SUPPLIED MATERIAL
---*---

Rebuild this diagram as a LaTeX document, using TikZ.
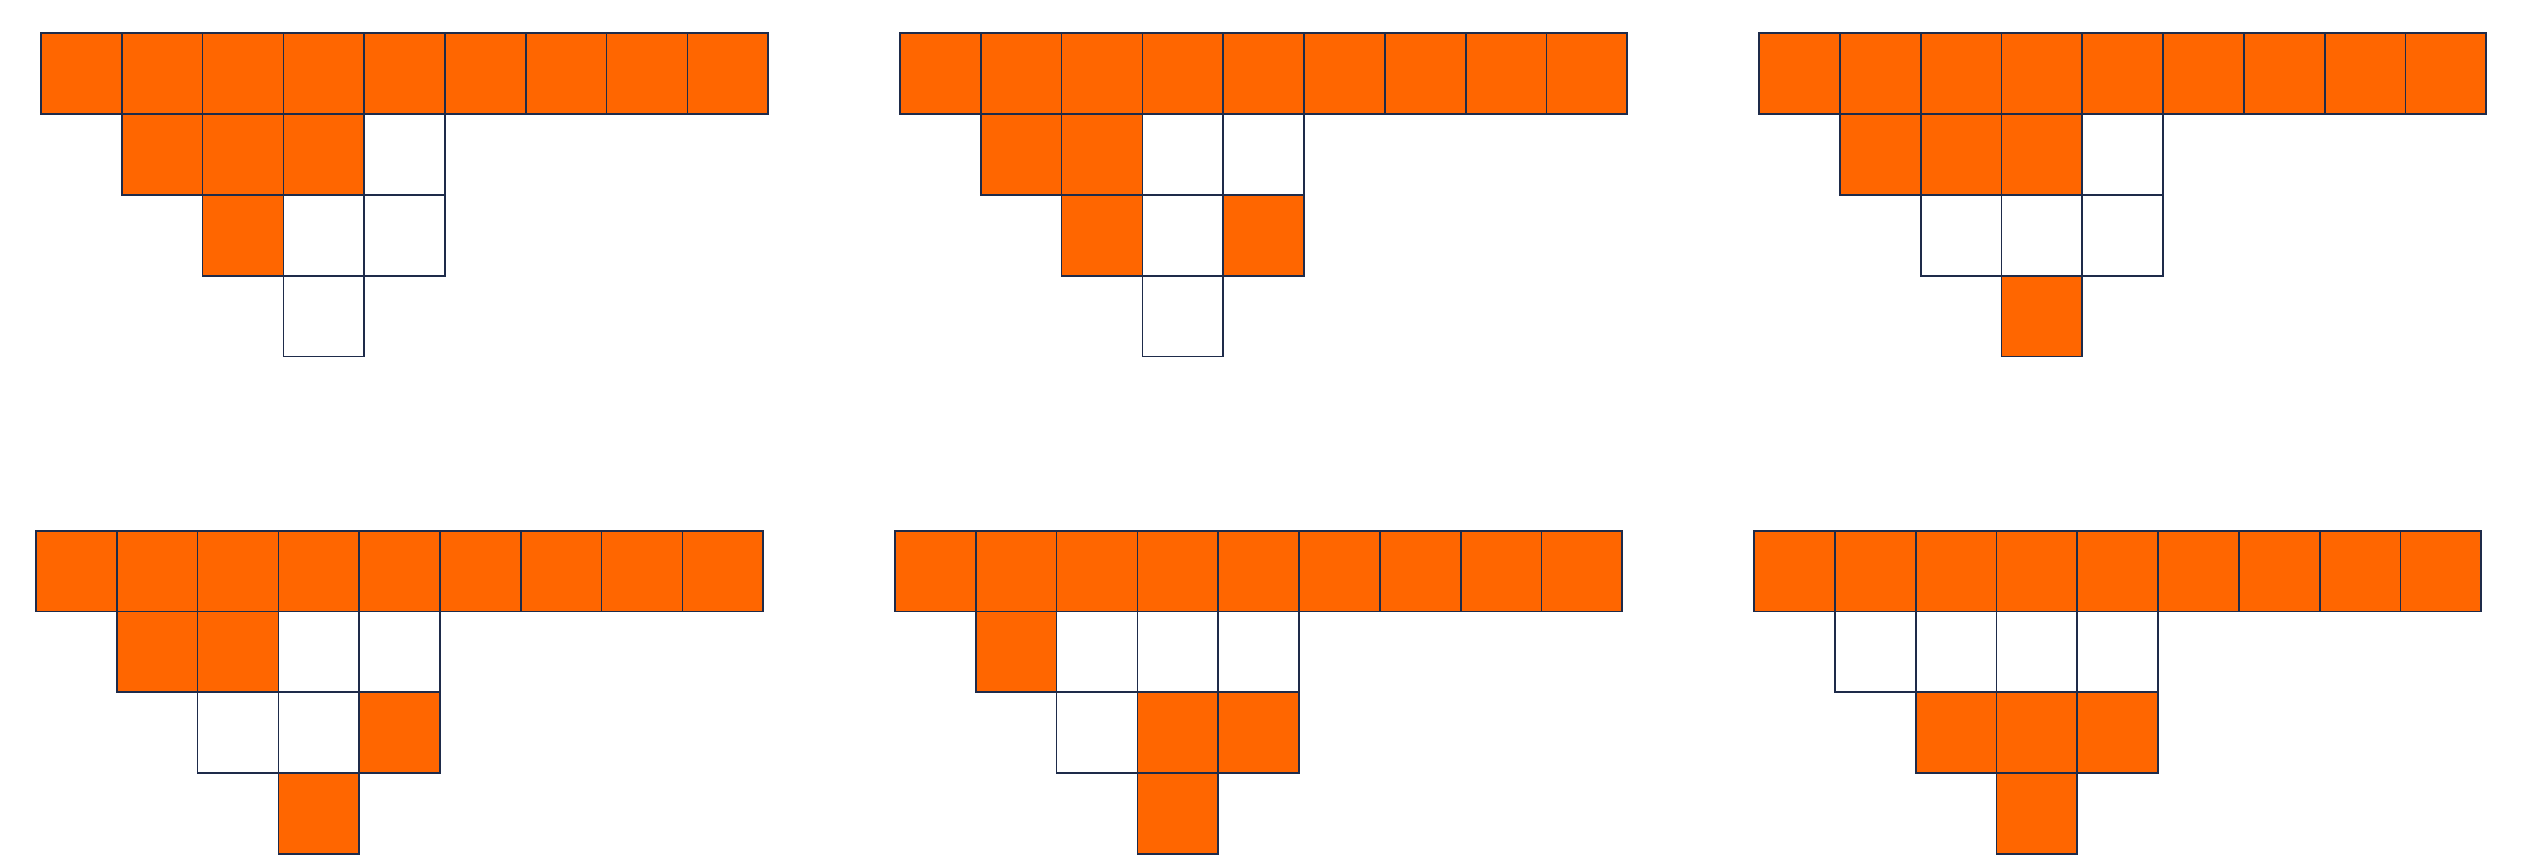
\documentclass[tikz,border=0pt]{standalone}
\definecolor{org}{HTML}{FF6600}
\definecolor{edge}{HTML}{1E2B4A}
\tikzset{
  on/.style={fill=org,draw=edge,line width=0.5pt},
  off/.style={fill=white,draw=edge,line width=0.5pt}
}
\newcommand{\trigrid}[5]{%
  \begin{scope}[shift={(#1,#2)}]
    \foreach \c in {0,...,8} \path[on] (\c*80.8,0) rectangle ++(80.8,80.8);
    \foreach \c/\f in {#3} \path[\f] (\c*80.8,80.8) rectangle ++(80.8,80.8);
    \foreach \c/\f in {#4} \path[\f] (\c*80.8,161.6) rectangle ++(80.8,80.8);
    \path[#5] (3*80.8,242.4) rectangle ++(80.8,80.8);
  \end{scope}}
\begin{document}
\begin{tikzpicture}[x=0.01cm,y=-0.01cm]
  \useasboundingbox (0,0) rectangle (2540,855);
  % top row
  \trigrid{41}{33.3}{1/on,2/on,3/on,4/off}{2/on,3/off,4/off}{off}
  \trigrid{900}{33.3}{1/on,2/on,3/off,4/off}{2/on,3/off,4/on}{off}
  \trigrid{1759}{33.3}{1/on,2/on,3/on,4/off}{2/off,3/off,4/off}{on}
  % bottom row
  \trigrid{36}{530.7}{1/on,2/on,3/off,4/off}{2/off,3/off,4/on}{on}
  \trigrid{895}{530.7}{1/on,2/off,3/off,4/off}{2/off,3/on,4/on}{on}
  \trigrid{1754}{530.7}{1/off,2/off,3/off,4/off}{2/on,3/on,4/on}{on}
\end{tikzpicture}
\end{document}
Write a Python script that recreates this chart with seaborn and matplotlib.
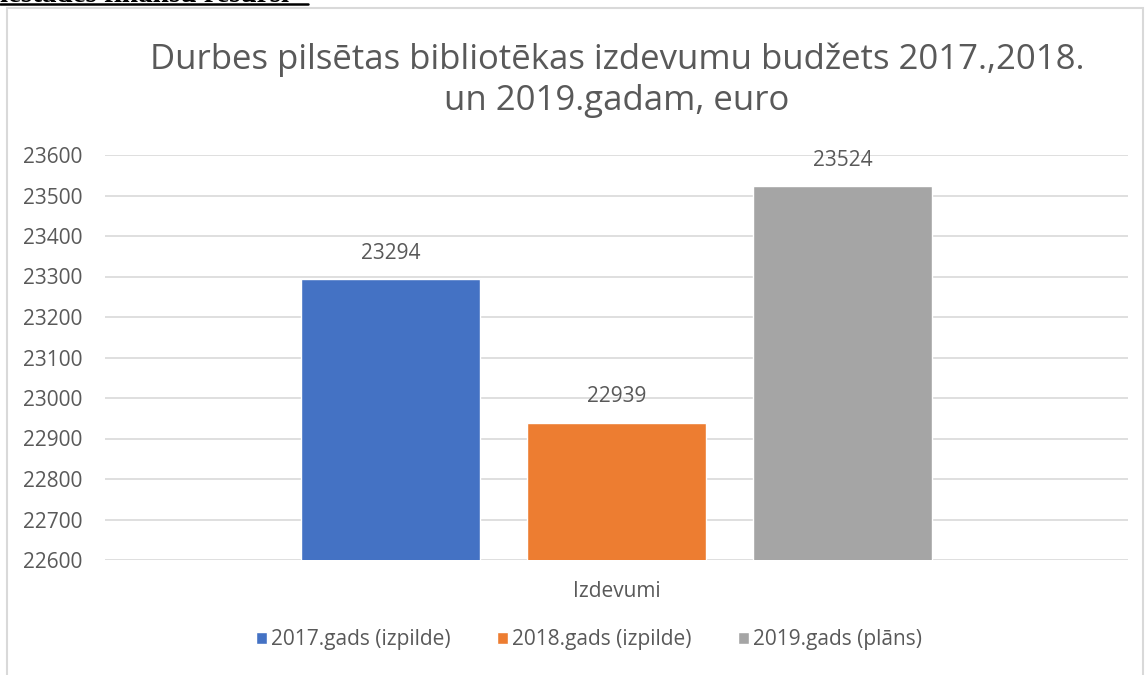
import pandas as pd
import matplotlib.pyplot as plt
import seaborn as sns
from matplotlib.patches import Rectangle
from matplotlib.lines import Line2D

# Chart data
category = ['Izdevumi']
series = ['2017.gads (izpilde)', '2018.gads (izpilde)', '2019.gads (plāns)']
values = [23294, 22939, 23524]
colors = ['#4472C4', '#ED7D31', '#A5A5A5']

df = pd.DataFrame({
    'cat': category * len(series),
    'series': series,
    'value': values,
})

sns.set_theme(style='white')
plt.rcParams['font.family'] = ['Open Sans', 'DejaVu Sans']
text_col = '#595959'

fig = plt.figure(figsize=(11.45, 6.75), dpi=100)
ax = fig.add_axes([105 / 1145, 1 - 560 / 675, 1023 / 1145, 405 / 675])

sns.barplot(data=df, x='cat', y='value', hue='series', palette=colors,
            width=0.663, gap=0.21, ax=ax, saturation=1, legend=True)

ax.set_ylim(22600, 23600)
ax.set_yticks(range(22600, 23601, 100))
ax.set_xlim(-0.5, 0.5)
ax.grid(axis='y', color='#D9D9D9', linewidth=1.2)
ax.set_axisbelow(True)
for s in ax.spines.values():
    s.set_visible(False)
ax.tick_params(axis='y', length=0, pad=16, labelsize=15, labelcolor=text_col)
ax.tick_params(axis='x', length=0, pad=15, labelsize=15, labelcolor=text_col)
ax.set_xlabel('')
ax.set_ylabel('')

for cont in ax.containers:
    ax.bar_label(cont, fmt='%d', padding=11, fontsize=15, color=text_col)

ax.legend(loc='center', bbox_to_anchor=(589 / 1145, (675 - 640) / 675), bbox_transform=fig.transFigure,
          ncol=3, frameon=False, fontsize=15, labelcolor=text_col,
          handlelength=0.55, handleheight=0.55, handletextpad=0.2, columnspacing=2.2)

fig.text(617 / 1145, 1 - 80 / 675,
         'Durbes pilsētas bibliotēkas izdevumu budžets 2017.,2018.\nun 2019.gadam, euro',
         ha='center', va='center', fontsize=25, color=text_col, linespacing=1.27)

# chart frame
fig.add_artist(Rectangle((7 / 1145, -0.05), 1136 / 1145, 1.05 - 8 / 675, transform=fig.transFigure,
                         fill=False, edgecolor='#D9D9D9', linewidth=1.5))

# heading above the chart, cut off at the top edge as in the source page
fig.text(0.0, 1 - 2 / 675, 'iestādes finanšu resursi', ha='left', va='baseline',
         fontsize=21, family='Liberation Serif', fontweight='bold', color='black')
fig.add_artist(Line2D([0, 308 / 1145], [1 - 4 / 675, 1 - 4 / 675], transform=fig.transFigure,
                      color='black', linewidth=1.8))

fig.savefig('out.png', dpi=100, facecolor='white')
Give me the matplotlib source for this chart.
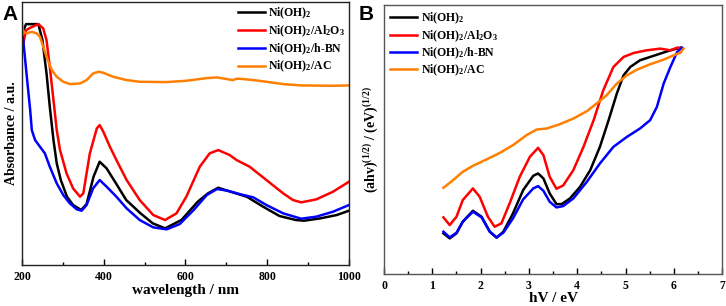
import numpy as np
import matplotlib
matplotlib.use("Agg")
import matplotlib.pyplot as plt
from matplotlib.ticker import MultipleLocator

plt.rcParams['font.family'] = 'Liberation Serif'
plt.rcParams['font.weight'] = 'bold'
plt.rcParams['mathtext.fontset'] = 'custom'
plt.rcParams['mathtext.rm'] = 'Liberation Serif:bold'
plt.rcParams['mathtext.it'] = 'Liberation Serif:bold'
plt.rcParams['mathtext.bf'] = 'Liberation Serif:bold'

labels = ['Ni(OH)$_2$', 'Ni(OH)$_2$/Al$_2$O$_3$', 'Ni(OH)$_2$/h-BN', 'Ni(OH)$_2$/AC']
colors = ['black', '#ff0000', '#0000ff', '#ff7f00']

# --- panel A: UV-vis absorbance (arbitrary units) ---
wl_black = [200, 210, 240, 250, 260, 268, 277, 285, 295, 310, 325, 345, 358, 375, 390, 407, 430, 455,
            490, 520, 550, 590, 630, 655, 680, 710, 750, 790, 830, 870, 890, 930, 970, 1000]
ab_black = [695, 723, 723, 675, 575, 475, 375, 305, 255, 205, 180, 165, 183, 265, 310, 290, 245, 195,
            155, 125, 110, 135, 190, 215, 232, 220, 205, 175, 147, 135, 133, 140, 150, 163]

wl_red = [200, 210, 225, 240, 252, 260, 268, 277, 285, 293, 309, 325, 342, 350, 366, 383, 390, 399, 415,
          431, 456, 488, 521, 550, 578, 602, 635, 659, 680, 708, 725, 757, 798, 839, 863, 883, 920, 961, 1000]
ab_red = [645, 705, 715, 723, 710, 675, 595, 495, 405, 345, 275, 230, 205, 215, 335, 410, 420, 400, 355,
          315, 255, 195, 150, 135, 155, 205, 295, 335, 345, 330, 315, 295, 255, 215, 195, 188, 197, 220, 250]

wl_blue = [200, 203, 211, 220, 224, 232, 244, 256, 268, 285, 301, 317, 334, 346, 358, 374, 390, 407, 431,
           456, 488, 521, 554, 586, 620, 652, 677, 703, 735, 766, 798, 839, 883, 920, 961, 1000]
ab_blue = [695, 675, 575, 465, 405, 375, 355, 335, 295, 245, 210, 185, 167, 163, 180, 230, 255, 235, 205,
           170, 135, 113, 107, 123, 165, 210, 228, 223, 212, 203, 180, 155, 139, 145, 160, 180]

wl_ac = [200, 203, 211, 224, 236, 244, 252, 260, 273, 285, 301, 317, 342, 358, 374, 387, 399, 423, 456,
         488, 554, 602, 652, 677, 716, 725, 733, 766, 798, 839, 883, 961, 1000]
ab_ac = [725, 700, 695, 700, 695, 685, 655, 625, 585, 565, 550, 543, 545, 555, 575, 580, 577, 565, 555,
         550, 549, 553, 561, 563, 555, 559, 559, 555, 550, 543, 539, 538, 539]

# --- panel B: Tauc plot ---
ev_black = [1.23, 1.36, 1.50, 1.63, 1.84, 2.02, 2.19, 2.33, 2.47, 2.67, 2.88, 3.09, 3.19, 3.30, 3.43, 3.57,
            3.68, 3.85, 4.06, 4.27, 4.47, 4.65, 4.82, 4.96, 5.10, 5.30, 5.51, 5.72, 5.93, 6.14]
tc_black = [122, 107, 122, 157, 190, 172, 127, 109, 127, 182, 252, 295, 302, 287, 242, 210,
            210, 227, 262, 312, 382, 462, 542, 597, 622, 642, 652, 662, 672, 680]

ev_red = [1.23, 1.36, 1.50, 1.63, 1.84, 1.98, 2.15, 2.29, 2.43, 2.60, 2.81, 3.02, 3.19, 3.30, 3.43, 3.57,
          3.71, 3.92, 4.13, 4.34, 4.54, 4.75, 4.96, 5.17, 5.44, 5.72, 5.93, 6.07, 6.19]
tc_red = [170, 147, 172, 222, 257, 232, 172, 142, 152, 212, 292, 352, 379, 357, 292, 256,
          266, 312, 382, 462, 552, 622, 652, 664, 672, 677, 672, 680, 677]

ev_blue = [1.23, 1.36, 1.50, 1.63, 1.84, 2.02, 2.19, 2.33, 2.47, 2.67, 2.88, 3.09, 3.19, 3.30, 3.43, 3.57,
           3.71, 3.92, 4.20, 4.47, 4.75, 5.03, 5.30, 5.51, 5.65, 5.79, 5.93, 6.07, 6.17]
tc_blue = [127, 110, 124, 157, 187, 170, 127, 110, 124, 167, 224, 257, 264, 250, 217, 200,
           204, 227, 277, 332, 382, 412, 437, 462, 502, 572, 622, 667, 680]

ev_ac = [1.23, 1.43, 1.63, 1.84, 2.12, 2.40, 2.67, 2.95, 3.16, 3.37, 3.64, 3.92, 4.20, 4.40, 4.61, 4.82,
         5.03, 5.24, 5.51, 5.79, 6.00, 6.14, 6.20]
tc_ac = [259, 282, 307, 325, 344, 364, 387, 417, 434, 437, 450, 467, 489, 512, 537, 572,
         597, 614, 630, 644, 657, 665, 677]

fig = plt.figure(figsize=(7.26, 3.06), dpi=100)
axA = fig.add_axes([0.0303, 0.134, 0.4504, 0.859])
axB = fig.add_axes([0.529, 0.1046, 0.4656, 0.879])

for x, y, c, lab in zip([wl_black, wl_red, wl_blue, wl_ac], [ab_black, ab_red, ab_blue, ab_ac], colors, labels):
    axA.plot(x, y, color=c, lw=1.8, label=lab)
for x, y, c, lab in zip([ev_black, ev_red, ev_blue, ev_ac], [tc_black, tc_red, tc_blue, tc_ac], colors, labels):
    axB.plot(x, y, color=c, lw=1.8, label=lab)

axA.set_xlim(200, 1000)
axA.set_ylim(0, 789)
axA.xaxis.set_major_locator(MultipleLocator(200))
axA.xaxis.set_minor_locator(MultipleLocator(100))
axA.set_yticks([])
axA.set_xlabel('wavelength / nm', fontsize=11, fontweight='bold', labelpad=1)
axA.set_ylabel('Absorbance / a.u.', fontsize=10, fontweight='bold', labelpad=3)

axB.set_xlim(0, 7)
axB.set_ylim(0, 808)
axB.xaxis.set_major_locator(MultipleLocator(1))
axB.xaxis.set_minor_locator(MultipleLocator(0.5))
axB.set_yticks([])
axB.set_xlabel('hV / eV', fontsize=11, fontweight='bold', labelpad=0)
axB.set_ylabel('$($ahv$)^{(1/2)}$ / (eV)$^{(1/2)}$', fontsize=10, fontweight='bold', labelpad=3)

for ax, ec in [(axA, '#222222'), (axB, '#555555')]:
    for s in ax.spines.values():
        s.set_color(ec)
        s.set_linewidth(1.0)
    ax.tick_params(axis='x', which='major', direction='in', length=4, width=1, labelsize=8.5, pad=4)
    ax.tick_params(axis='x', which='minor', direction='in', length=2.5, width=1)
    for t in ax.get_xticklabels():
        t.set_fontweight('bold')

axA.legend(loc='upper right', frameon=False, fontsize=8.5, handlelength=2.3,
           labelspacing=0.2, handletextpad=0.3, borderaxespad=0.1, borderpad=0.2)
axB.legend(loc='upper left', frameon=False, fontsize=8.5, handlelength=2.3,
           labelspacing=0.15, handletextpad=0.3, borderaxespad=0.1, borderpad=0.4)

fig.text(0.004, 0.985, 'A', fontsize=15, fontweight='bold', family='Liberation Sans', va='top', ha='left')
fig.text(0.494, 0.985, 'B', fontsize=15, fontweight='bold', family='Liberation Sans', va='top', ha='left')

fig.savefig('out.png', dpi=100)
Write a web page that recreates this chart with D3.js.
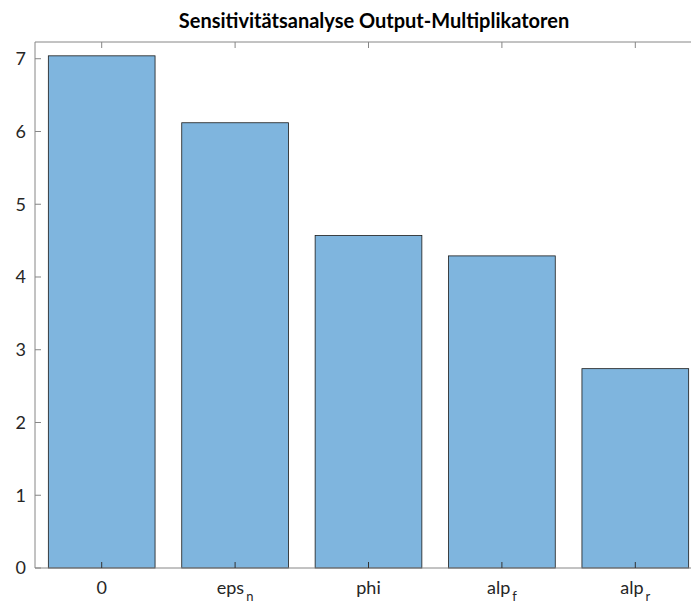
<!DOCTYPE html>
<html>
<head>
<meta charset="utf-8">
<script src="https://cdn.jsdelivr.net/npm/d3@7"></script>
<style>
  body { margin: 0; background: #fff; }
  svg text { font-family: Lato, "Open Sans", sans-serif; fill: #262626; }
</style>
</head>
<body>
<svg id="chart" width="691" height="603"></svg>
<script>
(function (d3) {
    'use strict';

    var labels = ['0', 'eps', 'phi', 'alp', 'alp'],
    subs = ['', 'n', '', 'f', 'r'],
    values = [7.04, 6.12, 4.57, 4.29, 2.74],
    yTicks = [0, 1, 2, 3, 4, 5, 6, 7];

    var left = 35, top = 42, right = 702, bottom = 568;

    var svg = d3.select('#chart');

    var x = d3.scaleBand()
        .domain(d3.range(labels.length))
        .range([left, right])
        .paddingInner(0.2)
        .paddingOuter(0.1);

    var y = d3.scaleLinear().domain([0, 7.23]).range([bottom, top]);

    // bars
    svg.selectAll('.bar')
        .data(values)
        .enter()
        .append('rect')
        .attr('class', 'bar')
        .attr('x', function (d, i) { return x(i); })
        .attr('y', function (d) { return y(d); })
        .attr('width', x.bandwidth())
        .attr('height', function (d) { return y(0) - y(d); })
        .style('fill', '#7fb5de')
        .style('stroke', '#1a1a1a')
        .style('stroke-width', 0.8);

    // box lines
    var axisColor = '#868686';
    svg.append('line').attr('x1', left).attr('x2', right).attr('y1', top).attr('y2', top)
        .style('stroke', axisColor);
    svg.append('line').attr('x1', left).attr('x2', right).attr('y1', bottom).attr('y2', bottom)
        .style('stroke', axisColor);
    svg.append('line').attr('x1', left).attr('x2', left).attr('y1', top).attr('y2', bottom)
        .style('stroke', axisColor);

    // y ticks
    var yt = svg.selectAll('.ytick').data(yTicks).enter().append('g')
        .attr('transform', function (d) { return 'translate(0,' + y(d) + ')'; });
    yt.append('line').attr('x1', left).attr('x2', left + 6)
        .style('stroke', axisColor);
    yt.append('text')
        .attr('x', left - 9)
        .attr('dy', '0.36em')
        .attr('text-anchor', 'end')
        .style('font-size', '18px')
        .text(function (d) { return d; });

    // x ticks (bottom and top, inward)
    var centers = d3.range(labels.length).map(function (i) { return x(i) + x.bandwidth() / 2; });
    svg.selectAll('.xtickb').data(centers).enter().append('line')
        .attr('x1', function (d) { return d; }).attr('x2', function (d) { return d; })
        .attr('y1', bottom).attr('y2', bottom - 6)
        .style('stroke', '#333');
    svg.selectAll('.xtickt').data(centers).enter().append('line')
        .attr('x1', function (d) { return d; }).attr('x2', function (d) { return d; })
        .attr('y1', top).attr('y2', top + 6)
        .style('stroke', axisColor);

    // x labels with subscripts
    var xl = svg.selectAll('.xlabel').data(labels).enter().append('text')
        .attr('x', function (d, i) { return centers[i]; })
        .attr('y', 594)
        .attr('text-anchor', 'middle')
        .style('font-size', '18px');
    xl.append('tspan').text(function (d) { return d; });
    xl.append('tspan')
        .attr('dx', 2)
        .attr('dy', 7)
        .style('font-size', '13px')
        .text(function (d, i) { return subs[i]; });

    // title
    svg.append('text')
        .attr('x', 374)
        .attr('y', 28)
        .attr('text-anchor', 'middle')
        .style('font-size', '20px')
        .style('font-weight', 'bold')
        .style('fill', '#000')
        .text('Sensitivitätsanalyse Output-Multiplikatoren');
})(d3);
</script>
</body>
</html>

---*---

Report all lines of the material that contain the word "source".

# heading above the chart, cut off at the top edge as in the source page
Give me the matplotlib source for this chart.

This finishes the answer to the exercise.